Así, una dictadura presenta menos complicaciones que una democracia para emprender medidas difíciles y en ocasiones impopulares que puedan sostenerse a lo largo del tiempo. En esta dimensión, no es casual que China haya logrado tanto mayor éxito que otras naciones pues, una vez definido un esquema técnicamente adecuado, su capacidad política para instrumentarlo ha sido extraordinaria. Para India, un país democrático y políticamente muy fragmentado, el proceso ha sido más complejo y escabroso. El caso de Irlanda es más revelador: su gobierno comenzó a implantar las medidas necesarias desde el final de los sesenta, pero no fue sino hasta 1987 cuando, casi de manera súbita, empezó a experimentar tasas de 9% de crecimiento anual. Su éxito se debe, en no poca medida, al hecho de que su sistema político logró articular los consensos necesarios para sostener un proceso de cambio y transformación a pesar de que los resultados fueron magros por muchos años. Irlanda muestra que, con un liderazgo eficaz, es perfectamente posible conducir un proceso de transformación en un contexto democrático.
A pesar de su complejidad, quizá la gran ventaja de la Unión Europea se explique porque, luego de años de experimentar, ha logrado articular un conjunto muy bien definido de políticas concretas que dan resultados. Los países que las adoptan de manera consciente y sistemática pueden esperar buenos resultados en un horizonte razonable de tiempo, como evidencian igual los que se incorporaron en los 70 y 80 (como España, Irlanda o Grecia) que los del este europeo, de más reciente adhesión.

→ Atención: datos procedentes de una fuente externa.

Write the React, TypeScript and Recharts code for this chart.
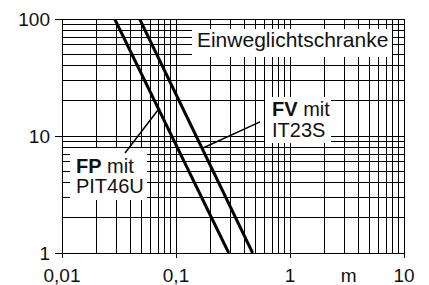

El caso de Europa confirma lo obvio: el problema del desarrollo no es técnico; si un país adopta la política económica que, en buena medida, es resultado del sentido común y persevera en su aplicación, el desarrollo es asequible. Es claro que no se trata de una cuestión ideológica. De hecho, aquellos países, sobre todo en América Latina, que convierten las medidas necesarias para avanzar hacia el desarrollo en temas de confrontación política o ideológica, acaban cancelando la posibilidad de lograrlo. El camino al precipicio está saturado de buenas intenciones pero también de malas estrategias. Y, en nuestro caso, de liderazgos iluminados.